In reviewing my own experiences with the .222 Remington, all three of the 50-grain bullets from Sierra, Remington and Nosler came very close to each other in the accuracy department, in fact, to one-eighth of an inch apart. Velocity was very close and take note that I checked the weight of 10 each of the various bullets (for an average) just to show the close manufacturing tolerances we enjoy today. These 50-grain bullets averaged 50.1, 49.1 and 50.1 in weight right out of the box.
With the 52-grain Sierra, Hornady and Speer, the Sierra had the best of all with groups on a regular basis hitting the tight side of .375 inch time after time. Hornady’s 52-grain Match came in a notch over a half-inch while the Speer hit an inch. Later testing over the past summer showed the Speer getting better with 3-shot groups circling around .750 inch with another batch of bullets doing the trick. Factory ammunition from Hornady and Remington did their thing with Hornady being on the lower side (one inch) in the accuracy department and Remington higher around three-quarters of an inch.
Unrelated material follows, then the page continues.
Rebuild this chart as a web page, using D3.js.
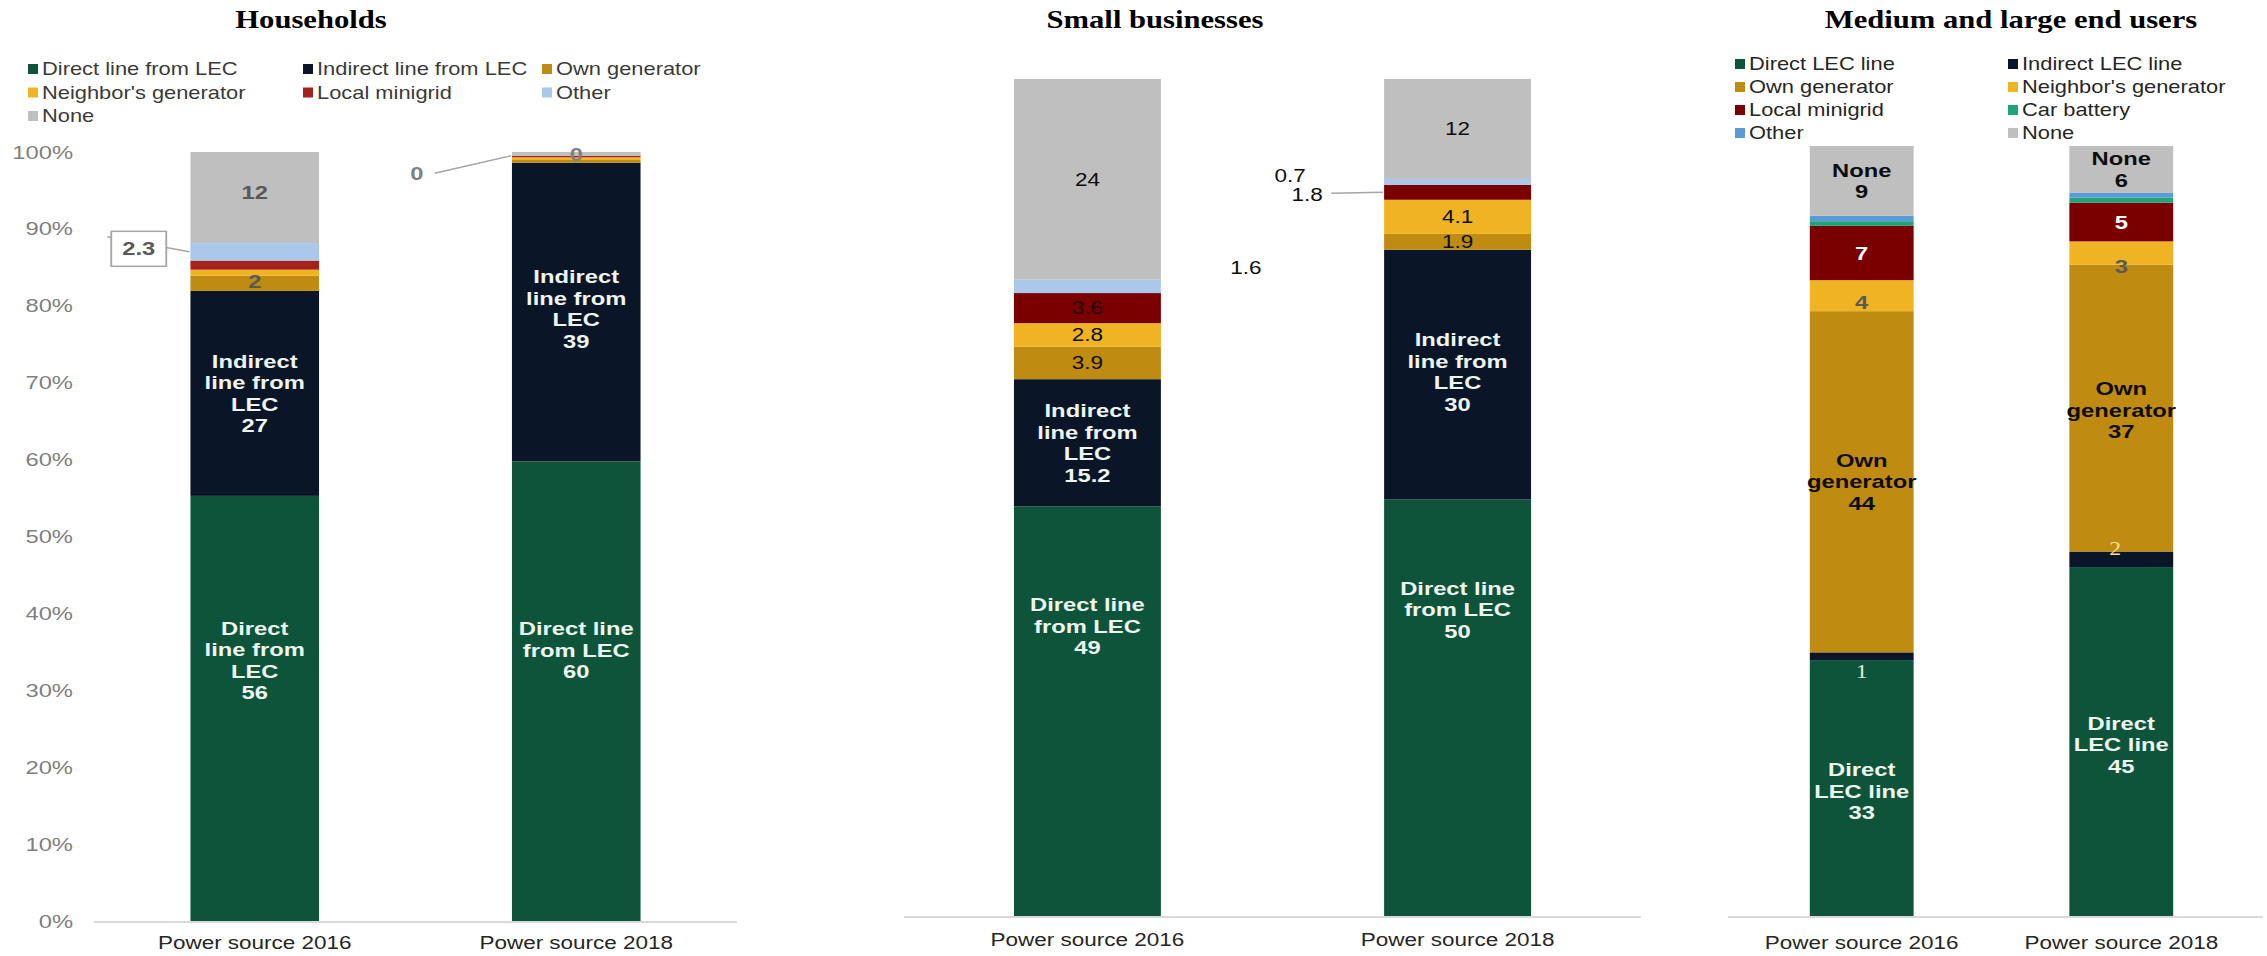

Finishing up, the .222 Remington still has a lot to look forward in reloading and shooting. The cartridge is easy to reload, there are plenty of components out there to experiment with, recoil is light and accuracy can be fantastic. The cartridge may be in its senior years now, but still has a great following as both a varmint and benchrest cartridge. At 70 years on the market, for those who have never tried it simply because they might have been captivated by newer cartridges, get out in the field and give it a shot.